CONCERT REVIEW: ‘Righteous babe’ records, writes, sings

Kassie Robison

Ani Difranco is in a musical universe all her own. She created her universe.

Difranco started playing Beatles’ songs in local bars in Buffalo, N.Y. at the age of 9. At 15, she was living on her own and played every Saturday night at the Essex Street Pub. At 16 she graduated from a visual and performing arts high school. By the time she was 18 she had over-played every bar in Buffalo and moved to New York City for a change of scenery. In 1991, she gave up her normal folk route to tour out of her Volkswagen Bug for a year.

“It is the purest way to get heard,” Difranco said in a May/June 1994 interview with Option magazine. She lived the life of a true folk singer as an artist bound to the road, and still holds to that tradition of touring.

To finance her first album, Difranco emptied her bank account and borrowed the rest from friends. She rejected offers from Indie and major record labels, and instead started her own record label, Righteous Babe Records – now home to nine additional artists.

Difranco writes and publishes her own songs, produces her own recordings, creates the artwork and releases her music. She employs like-minded people in management and staff positions, supports local printers and manufacturers in her hometown, and utilizes a network of independent distributors in the United States, Canada and Europe. She tours extensively, almost constantly on both sides of the Atlantic, repeatedly setting on-site album sales records at music festivals and concert venues.

Now, more than 13 years and 20 albums later, Difranco has toured across the world and gathered a very loyal fan base. She has succeeded in having her message of self-proclamation and unlimited possibilities heard by countless crowds.

She continues to beat down doors of preconceived notions and prejudices. She speaks for herself and in turn, gives other women and men a path to follow, a loud speaker to raise other voices by supporting them through her record label and inspiring them through her music.

There is no artist to compare her to. Her precise poetic pronunciation of the problems in politics, people, love or life becomes untouchable as soon as the statement leaves her lips or her guitar.

Saturday, Salt Lake City had the opportunity to see this legend who spews virtuosity and bleeds passion at the Huntsman Center on the University of Utah campus.

Hammel on Trial set the stage perfectly for Difranco. He wielded his acoustic guitar like a machine gun and tossed words and ideas around like grenades. His highly intense performance featured songs about anything that entered his brain. This one man-band sang about dating, universal truths, compassion and recovering from car accidents among many other things. His guitar playing is, like Difranco’s, unmatched. With a loud guitar, passion and energy, Hammel on Trial’s musical performance rivals that of some of the best punk-rock performers.
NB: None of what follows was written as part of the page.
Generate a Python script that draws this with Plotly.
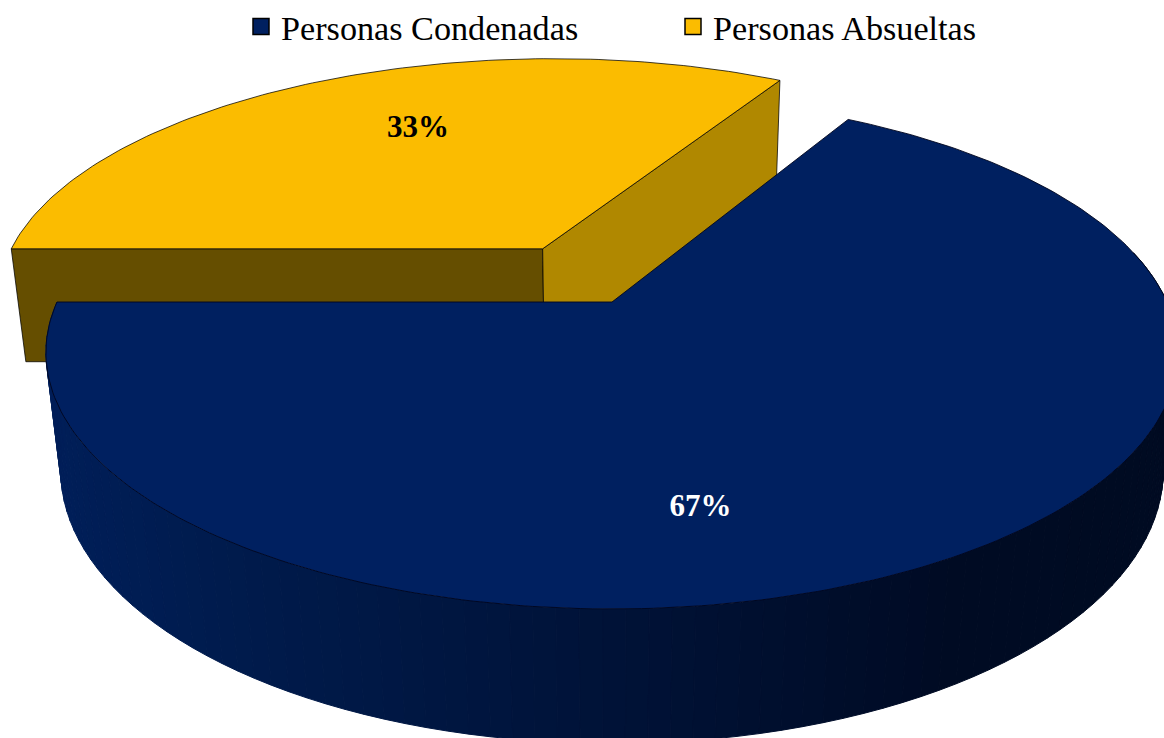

After the crowd’s high approval of Hammel on Trial died down, Difranco wandered onto the stage. In an arena that could seat 15,000, the intimacy of only 2,900 seemed incredibly powerful. Our gathering of loyal fans erupted at the site of this little folk singer whose presence was in no way diminutive. Difranco performed solo and completely acoustic after previously touring with a full band. She has returned to her roots and is touring with just her mic and guitar.

She played a powerful set. The crowd called Difranco back for an encore and she performed two more songs and a poem before finally leaving the stage. The Salt Lake crowd was incredibly respectful of Difranco and you could tell that she truly loved her audience.

Difranco’s passion cannot be described through words but through the sight of her powerful arms strumming her guitar that must be seen in person. The image she projects is undoubtedly strong. To doubt this woman’s convictions and strength would be folly. She is the definition of the strength of one woman’s voice and true passion.

She stands strong because she has fallen; she has scars because she has fought. She is who she is because life is unkind and she knows it. She delights in the joy and in the sorrow because it teaches. She conveys all of this in a simple note, a smile, a step, and a simple strum.

Difranco sings of what she knows and what she observes because she can. She takes our gift of freedom of speech where it was meant to be, and yet she still maintains that perfect level of respect for other people’s views. She maintains a moveable beauty that cannot be captured in pictures and cannot be summed up in words. Her beauty is carried on the inside and is communicated through what seem to be more than a hundred simple folk songs.

She says in her song “Evolve,” “So I walk like I’m on a mission, cuz that’s the way I groove. I got more and more to do; I got less and less to prove. It took me too long to realize that I don’t take good pictures cuz I have the kind of beauty that moves.”

Concert-goers left the Huntsman Center that night feeling dazzled. They gained something that overcomes the normal fulfillment of a concert because Difranco takes hold of you and fills you with inexplicable emotions. It is something completely euphoric and an experience that someone must know for themselves.